In this story, Gabe decides to woo and marry Virginia Waverly. It’s a good plan. Her brother died while racing Gabe on a particularly dangerous route, and she blames him for her death ever since. No, there is no reason why she shouldn’t be jumping at joy at the idea of him marrying her so that he can get his inheritance! Virginia displays an intellect that rivals Gabe’s. Her sole purpose in life, not that her brother is rotting away in the ground, is to devote her life caring for her grandfather until he dies. You can’t accuse her of having no ambition in life, though. Virginia knows that marriage is the worst fate ever for a woman, so she’s going to be governess or a lady’s companion after that old man joins her brother in becoming worm food. And what better way to ensure that her reputation is so blackened that nobody will even hire her in the future by challenging Gabe to a race of her own at every turn? By beating him – and, naturally, she knows that she will beat him because she and her girlfriend trotted their horses once upon a time on some lane – she will finally humiliate him and avenge her dead brother!
I think it goes without saying that the first 150 or so pages of this book will either amuse the reader or drive her up the wall. I mean, just look at the synopsis! It is as if the author had gotten completely plastered before randomly pulling out clichés from a bag to paste onto the pages of a book. Early in the story, both characters go beyond the call of duty to become unlikable types of tired old clichés.
Gabe is a familiar emo dude pretending to be a rake. He even has a nickname – the Angel of Death. The rationale behind the nickname is that Gabe defies death despite doing all kinds of drunken reckless things. Shouldn’t the Angel of Death be given to someone who brings death or someone who is constantly surrounded by death – Lord Vere from Loretta Chase’s The Last Hellion, for example? But I guess “Reckless Emo Fool” doesn’t have that nice ring to it. And then there is Virginia. Oh god, it is as if she was created solely to drive me out of my mind. She displays the intelligence of a crushed gnat, and she is very shrill too when it comes to demonstrating her state of utter brainlessness. Additionally, she is a judgmental hypocrite who has no problems enjoying the hero’s amorous attention even as she castigates him for it. It is later revealed that she doesn’t know the full details behind her brother’s death, so let’s raise a glass to stupidly reckless heroines out there before we take up our guns and hunt those wretched imbeciles down.

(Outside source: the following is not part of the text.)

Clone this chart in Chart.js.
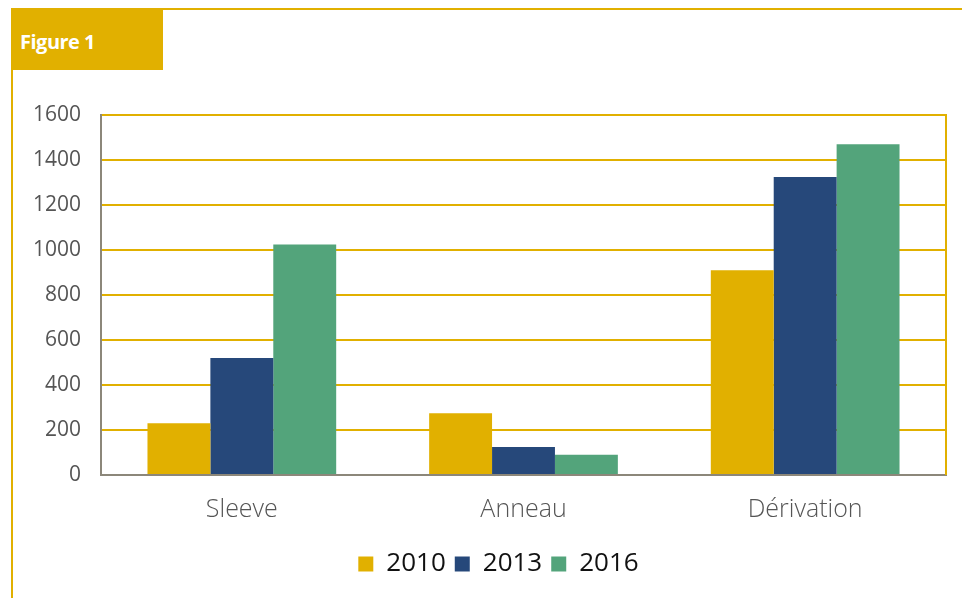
<!DOCTYPE html>
<html>
<head>
<meta charset="utf-8">
<script src="https://cdn.jsdelivr.net/npm/chart.js@4.4.1/dist/chart.umd.min.js"></script>
<style>
  html, body { margin: 0; padding: 0; background: #fff; }
  body { width: 962px; height: 598px; position: relative; overflow: hidden; font-family: "Open Sans", sans-serif; }
  .frame { position: absolute; left: 11px; top: 8px; right: 0; bottom: 0; border-top: 2px solid #E1B000; border-left: 2px solid #E1B000; }
  .tag { position: absolute; left: 11px; top: 8px; width: 152px; height: 62px; background: #E1B000; color: #fff; font-weight: 700; font-size: 20px; line-height: 62px; padding: 3px 0 0 9px; box-sizing: border-box; letter-spacing: -0.5px; }
  #wrap { position: absolute; left: 0; top: 0; width: 962px; height: 598px; }
</style>
</head>
<body>
<div class="frame"></div>
<div class="tag">Figure 1</div>
<div id="wrap"><canvas id="c" width="962" height="598"></canvas></div>
<script>
// data
const categories = ["Sleeve", "Anneau", "Dérivation"];
const years = ["2010", "2013", "2016"];
const values2010 = [230, 275, 910];
const values2013 = [520, 125, 1325];
const values2016 = [1025, 90, 1470];
const colors = ["#E1B000", "#26487A", "#53A47B"];

const gold = "#E1B000";
const axisGray = "#8C877A";

// right edge of the plot is a gold line
const rightBorder = {
  id: "rightBorder",
  afterDraw(chart) {
    const { ctx, chartArea } = chart;
    ctx.save();
    ctx.strokeStyle = gold;
    ctx.lineWidth = 2;
    ctx.beginPath();
    ctx.moveTo(chartArea.right, chartArea.top - 1);
    ctx.lineTo(chartArea.right, chartArea.bottom);
    ctx.stroke();
    ctx.restore();
  }
};

const series = [values2010, values2013, values2016];

new Chart(document.getElementById("c"), {
  type: "bar",
  data: {
    labels: categories,
    datasets: series.map((vals, i) => ({
      label: years[i],
      data: vals,
      backgroundColor: colors[i],
      borderWidth: 0,
      categoryPercentage: 0.67,
      barPercentage: 1.0
    }))
  },
  options: {
    responsive: false,
    animation: false,
    // left padding shifts the legend centre under the plot like the original
    layout: { padding: { left: 51, right: 16, top: 115, bottom: 11 } },
    plugins: {
      tooltip: { enabled: false },
      legend: {
        position: "bottom",
        labels: {
          color: "#111",
          font: { family: "Open Sans", size: 26 },
          boxWidth: 15,
          boxHeight: 15,
          padding: 9
        }
      }
    },
    scales: {
      x: {
        grid: { display: false, drawTicks: false },
        border: { color: axisGray, width: 2 },
        ticks: { color: "#555", font: { family: "Open Sans", size: 25, weight: 300 }, padding: 20 },
        afterFit(scale) { scale.height = 67; }
      },
      y: {
        min: 0,
        max: 1600,
        ticks: {
          stepSize: 200,
          color: "#555",
          font: { family: "Open Sans", size: 21 },
          // mirrored so the labels are not clipped to the narrow axis box
          mirror: true,
          crossAlign: "far",
          padding: -68,
          callback: v => String(v)
        },
        grid: {
          drawTicks: false,
          color: ctx => ctx.tick && ctx.tick.value === 0 ? axisGray : gold,
          lineWidth: 2
        },
        border: { color: axisGray, width: 2 },
        afterFit(scale) { scale.width = 50; }
      }
    }
  },
  plugins: [rightBorder]
});
</script>
</body>
</html>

But here’s the thing: sometime later in the story, the heroine undergoes a personality change. Normally, this is not a good thing, but in this case, Virginia morphs from a shrewish stupid hag into a psychologist-in-training determined to offer succor to our wounded hero with her PhD’ed hoochie. I’d take a horny Barbara De Angelis to a shrieking dingbat anytime. Here, the story takes a more familiar turn – like many of this author’s efforts, the story becomes another tale of a woman doing her best to get to the hero that she understands his inner demons and she’s willing to help him heal, if he’d let her. While there are moments when this part of the story feels too much like a psychologist’s session, there are some scenes that work at tugging my heart. Also, I like that the heroine is determined to get to the hero and make their relationship work instead of running away like most heroines tend to do. Gabe also becomes a far more well-rounded character as the story progresses. The romance has a pretty decent emotional core underneath all the psychology masterclasses.
Ultimately, this is a very uneven story with a really flawed premise. Sabrina Jeffries seems to be suffering from the same condition that plagues Jayne Ann Krentz and Nora Roberts: that the author has written many books and there is a noticeable pattern, or formula, to her story lines and characters. This book has its charms, but there is much about it that doesn’t work, and when it does work, it doesn’t measure up to the author’s past efforts that contain similar plot elements and characters.